Meantime, the American Legislative Exchange Council, a conservative Washington-based think tank, ranks California as America's 47th worst-managed economy. In its annual Rich States, Poor States report, it says six of the best-managed economies were governed by the least educated legislators.

Last year, the Los Angeles Times published notorious examples of the kind of economic decision-making that can flow from America's best-educated legislature.
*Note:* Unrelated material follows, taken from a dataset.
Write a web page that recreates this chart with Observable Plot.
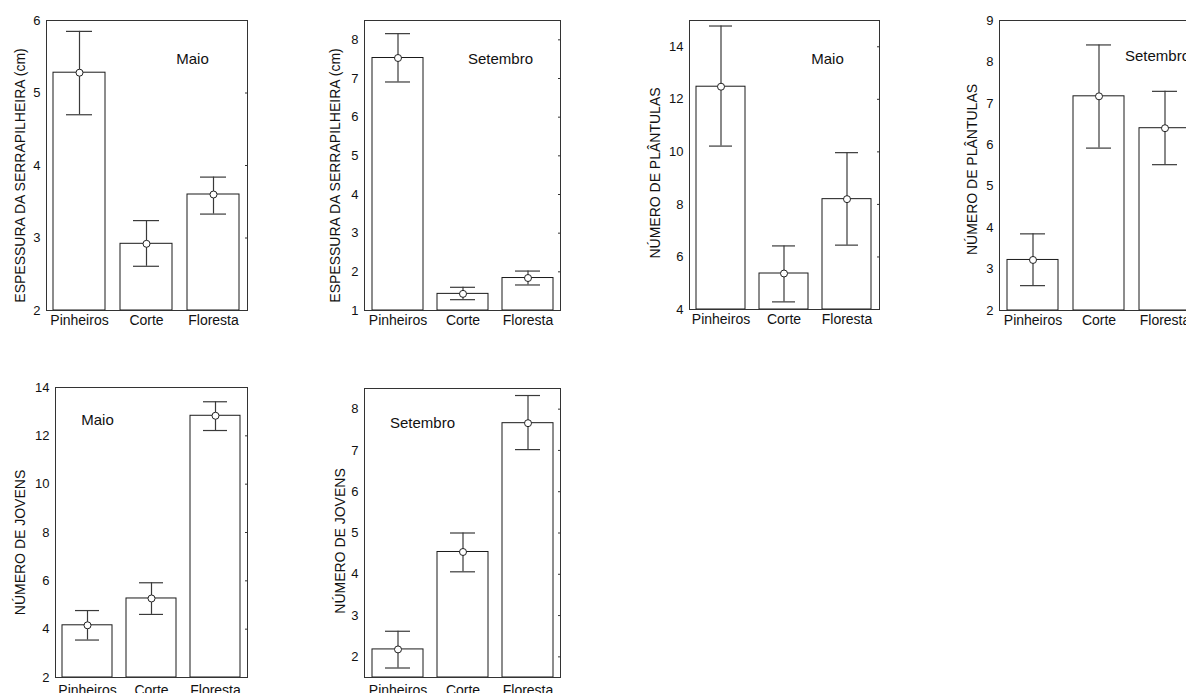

California's welfare recipients, the newspaper reported, were withdrawing millions of dollars a year in electronic benefit transfers (EBTs) deposited for them in ATM machines at Las Vegas casinos and on cruise ships travelling to such destinations as Rio de Janeiro.

You do get more, of course, of what you subsidize: With 12 per cent of the U.S. population, California has 32 per cent of the country's welfare recipients – whose monthly welfare payments are 70 per cent higher than the national average. In one state-conducted investigation of 300 welfare recipients, only five could demonstrate "activity that moved [either the recipient or his or her family]toward self-sufficiency."

Then-governor Arnold Schwarzenegger ordered that welfare "clients" be prevented from withdrawing EBTs from ATMs in casinos and on cruise ships. Indeed, he went further. Ms. Meyer says this message now appears on California's EBT client website: "You can no longer get cash benefits at ATMs in liquor stores, casinos, poker rooms, card rooms, adult entertainment businesses, nightclubs, bail bond businesses, saloons, taverns, bingo halls, racetracks, gun stores, cruise ships, psychic readers, smoking shops, cannabis shops, tattoo shops, piercing shops, spas and massage salons." Imagine the hardship.

The Chronicle of Higher Education noted that America's 7,400 state legislators are "closer to the people" than its 545 federal lawmakers. Some state legislators still describe themselves as self-educated. Here, though, money emerges as another education-related factor.

In California, a state legislator is paid $95,000 a year, is helped by full-time staffers and represents an average of 400,000 people. In New Hampshire, a state legislator is paid $200 every two years, has no full-time staff and, because there are 400 of them, represents an average of 3,300 people.

The contrast is complete. California has the best-educated legislators. New Hampshire has the least educated. But those New Hampshire legislators can count: The state's unemployment rate is 4.9 per cent.